Note each line where "that" appears, and copy it.
[START OF Exercise input]
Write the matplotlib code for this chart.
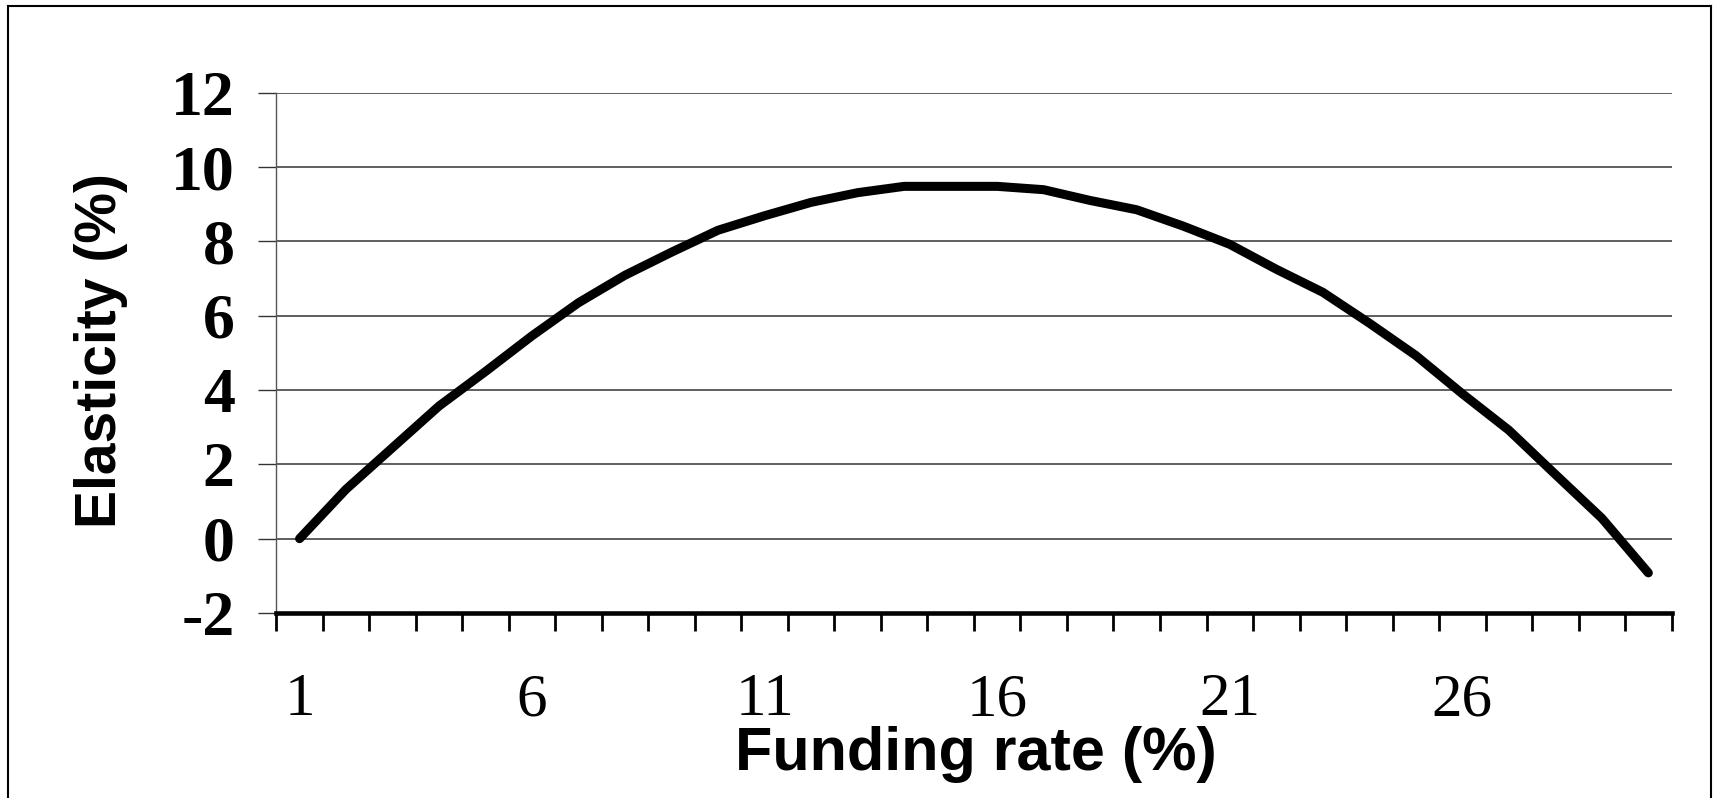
import matplotlib.pyplot as plt
from matplotlib.lines import Line2D

plt.rcParams['axes.unicode_minus'] = False

# funding rate categories (%) and elasticity values
funding_rate = list(range(1, 31))
elasticity = [0.0, 1.33, 2.45, 3.57, 4.5, 5.46, 6.35, 7.09, 7.71, 8.3,
              8.69, 9.05, 9.31, 9.48, 9.48, 9.48, 9.39, 9.1, 8.85, 8.41,
              7.92, 7.25, 6.63, 5.8, 4.93, 3.9, 2.92, 1.73, 0.55, -0.92]
x_labels = [1, 6, 11, 16, 21, 26]
y_ticks = [-2, 0, 2, 4, 6, 8, 10, 12]

W, H = 1713, 798
fig = plt.figure(figsize=(W / 100, H / 100), dpi=100)
ax = fig.add_axes([276.3 / W, 1 - 613 / H, (1671.6 - 276.3) / W, (613 - 92.7) / H])

# outer frame (open at the bottom, like the original)
fx0, fx1, fy = 8 / W, 1710.5 / W, 1 - 6 / H
for xs, ys in [([fx0, fx0], [0, fy]), ([fx0, fx1], [fy, fy]), ([fx1, fx1], [fy, 0])]:
    fig.add_artist(Line2D(xs, ys, transform=fig.transFigure, color='black', lw=1.5))

ax.plot(funding_rate, elasticity, color='black', lw=6.5, solid_capstyle='round',
        solid_joinstyle='round', zorder=3)

ax.set_xlim(0.5, 30.5)
ax.set_ylim(-2, 12)
ax.set_yticks(y_ticks)
ax.grid(axis='y', color='#333333', lw=1.1)
ax.set_axisbelow(True)

ax.spines['top'].set_visible(False)
ax.spines['right'].set_visible(False)
ax.spines['left'].set_color('#555555')
ax.spines['left'].set_linewidth(1)
ax.spines['bottom'].set_color('black')
ax.spines['bottom'].set_linewidth(3.3)
ax.spines['bottom'].set_zorder(4)

serif = ['Liberation Serif', 'DejaVu Serif']
sans = ['Liberation Sans', 'DejaVu Sans']

ax.tick_params(axis='y', direction='out', length=13, width=1, color='#333333', pad=17)
for lab in ax.get_yticklabels():
    lab.set_fontfamily(serif)
    lab.set_fontweight('bold')
    lab.set_fontsize(46)

# category boundary ticks, labels every 5 categories
ax.set_xticks([i + 0.5 for i in range(0, 31)], minor=True)
ax.set_xticks(x_labels)
ax.set_xticklabels([str(v) for v in x_labels], fontfamily=serif, fontsize=44)
ax.tick_params(axis='x', which='major', length=0, pad=43)
ax.tick_params(axis='x', which='minor', direction='out', length=13, width=2, color='black')

fig.text(975.6 / W, 1 - 770 / H, 'Funding rate (%)', family=sans, fontweight='bold',
         fontsize=44, ha='center', va='baseline')
fig.text(101 / W, 1 - 351 / H, 'Elasticity (%)', family=sans, fontweight='bold',
         fontsize=41, ha='center', va='center', rotation=90)

fig.savefig('out.png', dpi=100, facecolor='white')
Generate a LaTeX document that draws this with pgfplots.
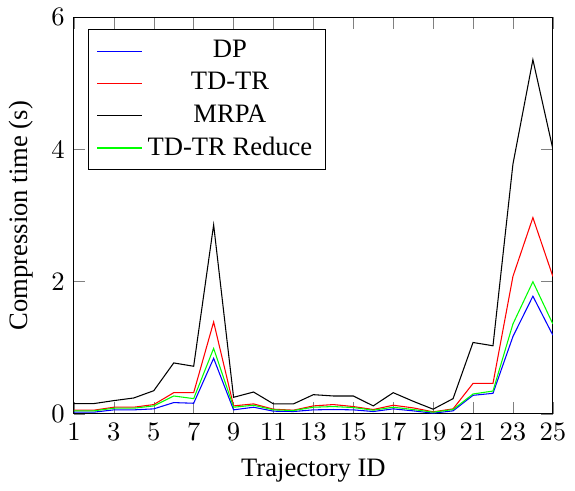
\documentclass[border=0pt]{standalone}
\usepackage{pgfplots}
\pgfplotsset{compat=1.18}
\usepackage{fontspec}
\setmainfont{Liberation Serif}

\begin{document}
\begin{tikzpicture}
\begin{axis}[
    scale only axis,
    width=180pt, height=149pt,
    xmin=1, xmax=25, ymin=0, ymax=6,
    xtick={1,3,...,25},
    ytick={0,2,4,6},
    xlabel={Trajectory ID},
    ylabel={Compression time (s)},
    legend pos=north west,
    legend cell align=center,
    legend style={text=black},
    legend image code/.code={\fill[#1, draw=none] (0cm,-0.25pt) rectangle (0.6cm,0.25pt);},
]
\addplot[blue] coordinates {
(1,0.025) (2,0.025) (3,0.06) (4,0.06) (5,0.075) (6,0.17) (7,0.16) (8,0.84)
(9,0.06) (10,0.10) (11,0.04) (12,0.035) (13,0.06) (14,0.065) (15,0.06)
(16,0.035) (17,0.075) (18,0.045) (19,0.01) (20,0.045) (21,0.28) (22,0.31)
(23,1.17) (24,1.78) (25,1.19)};
\addlegendentry{DP}
\addplot[red] coordinates {
(1,0.055) (2,0.055) (3,0.10) (4,0.10) (5,0.14) (6,0.32) (7,0.32) (8,1.39)
(9,0.12) (10,0.15) (11,0.07) (12,0.055) (13,0.12) (14,0.14) (15,0.11)
(16,0.065) (17,0.13) (18,0.09) (19,0.03) (20,0.075) (21,0.46) (22,0.46)
(23,2.08) (24,2.97) (25,2.08)};
\addlegendentry{TD-TR}
\addplot[black] coordinates {
(1,0.155) (2,0.155) (3,0.20) (4,0.24) (5,0.35) (6,0.77) (7,0.72) (8,2.86)
(9,0.25) (10,0.33) (11,0.15) (12,0.15) (13,0.29) (14,0.27) (15,0.27)
(16,0.12) (17,0.32) (18,0.19) (19,0.07) (20,0.23) (21,1.08) (22,1.03)
(23,3.78) (24,5.36) (25,4.01)};
\addlegendentry{MRPA}
\addplot[green] coordinates {
(1,0.045) (2,0.045) (3,0.085) (4,0.085) (5,0.12) (6,0.27) (7,0.23) (8,0.99)
(9,0.10) (10,0.13) (11,0.06) (12,0.05) (13,0.10) (14,0.11) (15,0.095)
(16,0.055) (17,0.10) (18,0.065) (19,0.025) (20,0.065) (21,0.30) (22,0.345)
(23,1.36) (24,2.0) (25,1.36)};
\addlegendentry{TD-TR Reduce}
\end{axis}
\end{tikzpicture}
\end{document}
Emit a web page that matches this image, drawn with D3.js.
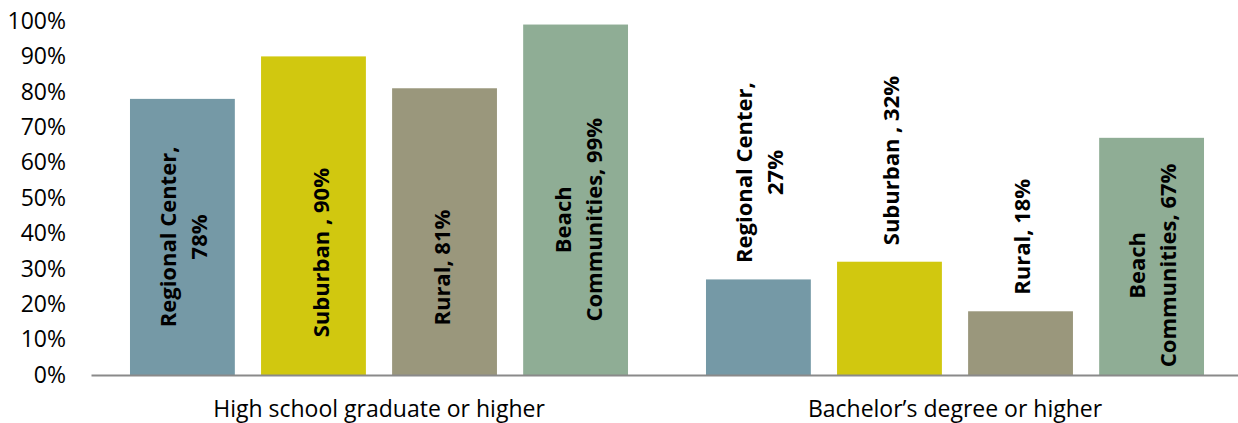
<!DOCTYPE html>
<html>
<head>
<meta charset="utf-8">
<script src="https://cdn.jsdelivr.net/npm/d3@7"></script>
<style>
  html, body { margin: 0; padding: 0; background: #fff; }
  svg { display: block; }
  text { font-family: "Open Sans", "DejaVu Sans", sans-serif; }
</style>
</head>
<body>
<svg id="chart" width="1238" height="423"></svg>
<script>
// ---- data ----
const groups = ["High school graduate or higher", "Bachelor\u2019s degree or higher"];
const series = ["Regional Center", "Suburban ", "Rural", "Beach Communities"];
const highSchool = [0.78, 0.90, 0.81, 0.99];
const bachelor = [0.27, 0.32, 0.18, 0.67];
const yTicks = [0, 0.1, 0.2, 0.3, 0.4, 0.5, 0.6, 0.7, 0.8, 0.9, 1.0];
const colors = ["#7599A6", "#D1C80F", "#9A977C", "#8FAD95"];
// data label text lines
const labelLines = [
  [["Regional Center,", "78%"], ["Suburban , 90%"], ["Rural, 81%"], ["Beach", "Communities, 99%"]],
  [["Regional Center,", "27%"], ["Suburban , 32%"], ["Rural, 18%"], ["Beach", "Communities, 67%"]]
];

const values = [highSchool, bachelor];

// ---- layout ----
const svg = d3.select("#chart");
const baseY = 375, topY = 21;
const y = d3.scaleLinear().domain([0, 1]).range([baseY, topY]);
const x0 = d3.scaleBand().domain(groups).range([91, 1243]).padding(0);
const x1 = d3.scaleBand().domain(series).range([0, x0.bandwidth()])
  .paddingInner(0.2).paddingOuter(0.2975);

// placement: "c" = centred inside bar, "o" = outside end; nudges (dx, dy)
const placement = [
  [{p: "c", dx: 0, dy: 0}, {p: "c", dx: 7, dy: 37}, {p: "c", dx: -4, dy: 36}, {p: "c", dx: 2, dy: 20}],
  [{p: "o", dx: 0, dy: 0}, {p: "o", dx: 1, dy: 0}, {p: "o", dx: 0, dy: 0}, {p: "c", dx: 0, dy: 9}]
];

// y axis labels
const yAxis = d3.axisLeft(y).tickValues(yTicks).tickFormat(d3.format(".0%"))
  .tickSize(0).tickPadding(0);
const gy = svg.append("g").attr("transform", "translate(66,0)").call(yAxis);
gy.select(".domain").remove();
gy.selectAll("text").attr("font-size", 23).attr("fill", "#000")
  .style("font-family", "'Open Sans', sans-serif");

// bars
const gGroups = svg.append("g").selectAll("g").data(groups).join("g")
  .attr("transform", d => `translate(${x0(d)},0)`);

gGroups.each(function(g, gi) {
  const sel = d3.select(this);
  sel.selectAll("rect").data(series).join("rect")
    .attr("x", s => x1(s))
    .attr("width", x1.bandwidth())
    .attr("y", (s, si) => y(values[gi][si]))
    .attr("height", (s, si) => y(0) - y(values[gi][si]))
    .attr("fill", (s, si) => colors[si]);
});

// x axis
const xAxis = d3.axisBottom(x0).tickSize(0).tickPadding(26).tickSizeOuter(0);
const gx = svg.append("g").attr("transform", `translate(0,${baseY})`).call(xAxis);
gx.select(".domain").attr("stroke", "#8a8a8a").attr("stroke-width", 2);
gx.selectAll("text").attr("font-size", 23).attr("fill", "#000")
  .style("font-family", "'Open Sans', sans-serif");

// data labels (rotated)
const lineGap = 31;
gGroups.each(function(g, gi) {
  const sel = d3.select(this);
  series.forEach((s, si) => {
    const v = values[gi][si];
    const pl = placement[gi][si];
    const lines = labelLines[gi][si];
    const cx = x1(s) + x1.bandwidth() / 2 + pl.dx;
    const lg = sel.append("g");
    const t = lg.append("text")
      .attr("text-anchor", "middle")
      .attr("font-size", 22)
      .attr("font-weight", "bold")
      .attr("fill", "#000");
    lines.forEach((ln, li) => {
      t.append("tspan")
        .attr("x", 0)
        .attr("y", (li - (lines.length - 1) / 2) * lineGap)
        .attr("dominant-baseline", "central")
        .text(ln);
    });
    let maxLen = 0;
    t.selectAll("tspan").each(function() { maxLen = Math.max(maxLen, this.getComputedTextLength()); });
    let cy;
    if (pl.p === "c") {
      cy = (y(v) + y(0)) / 2 + pl.dy;
    } else {
      cy = y(v) - 16.5 - maxLen / 2 + pl.dy;
    }
    lg.attr("transform", `translate(${cx},${cy}) rotate(-90)`);
  });
});
</script>
</body>
</html>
[END OF Exercise input]
» **Result of this exercise**
Generate a LaTeX document that draws this with pgfplots.
Emit a web page that matches this image, drawn with D3.js.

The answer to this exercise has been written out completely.